By the following command you have to see all your 3 masters in the output:
kubectl get nodes
it should look like that:
NAME STATUS ROLES AGE VERSION
master01 NotReady control-plane 66m v1.29.1
master02 NotReady control-plane 46m v1.29.3
master03 NotReady control-plane 44m v1.29.3
and after some time
NAME STATUS ROLES AGE VERSION
master01 Ready control-plane 3h15m v1.29.1
master02 Ready control-plane 175m v1.29.3
master03 Ready control-plane 173m v1.29.3
To initialize the worker nodes, perform on each output you saved when it was initialization of master nodes:
kubeadm join 10.0.0.90:6443 --token kzw57k.x5mitlly89nhobrd \
--discovery-token-ca-cert-hash sha256:d7f3b00c8b71c39f81d92227f32217c24d26f0f1e821c5151387be49ff7d1e05
then you can check your nodes appeared in output of the kubectl get nodes command as previously masters nodes do.
Deploying the CNI to have the overlay network
In this example we will use Calico, but you are free to use any of existing ones.
Download and install the manifest:
curl https://calico-v3-25.netlify.app/archive/v3.25/manifests/calico.yaml -O
kubectl apply -f calico.yaml
kubectl get pods -n kube-system
Setting up the ingress controller
We will use the nginx ingress controller, but you are free to use any of exsiting ones.

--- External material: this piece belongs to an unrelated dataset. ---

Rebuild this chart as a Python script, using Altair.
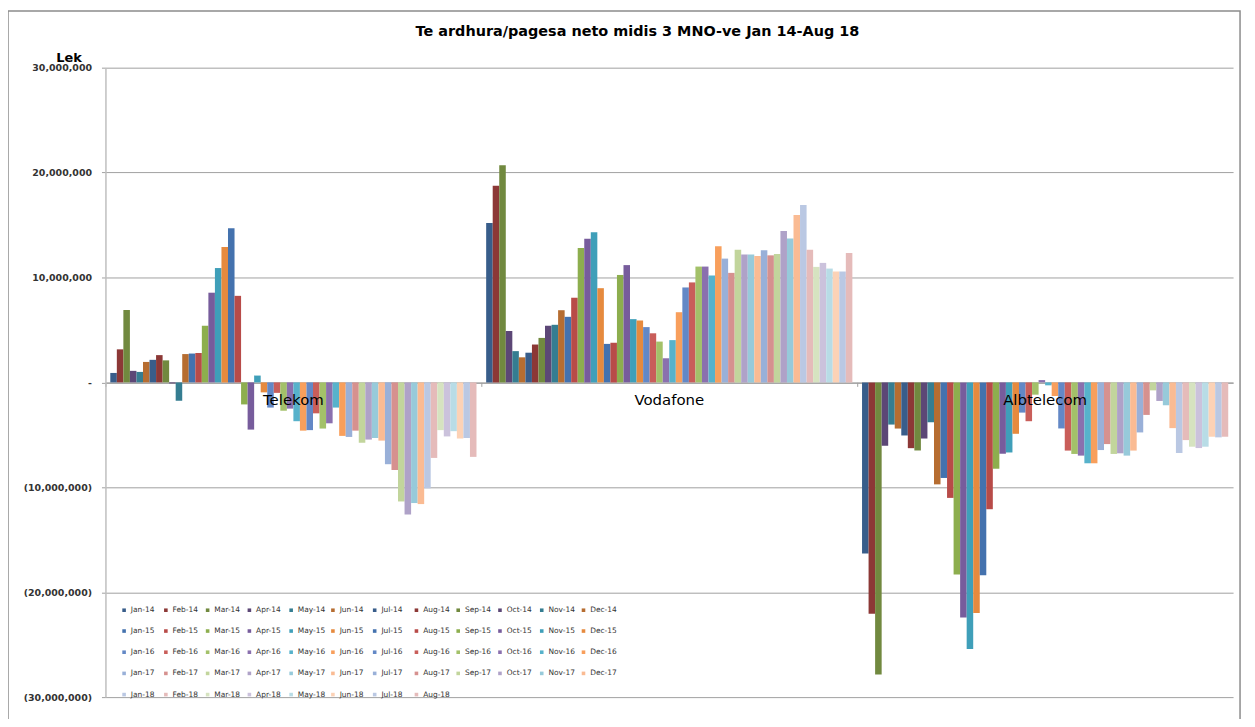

git clone https://github.com/nginxinc/kubernetes-ingress.git --branch v3.4.3
cd kubernetes-ingress/
kubectl apply -f deployments/common/ns-and-sa.yaml
kubectl apply -f deployments/rbac/rbac.yaml
kubectl apply -f examples/shared-examples/default-server-secret/default-server-secret.yaml
kubectl apply -f deployments/common/nginx-config.yaml
kubectl apply -f deployments/common/ingress-class.yaml
kubectl apply -f deployments/daemon-set/nginx-ingress.yaml
kubectl get pods --namespace=nginx-ingress
That’s all folks!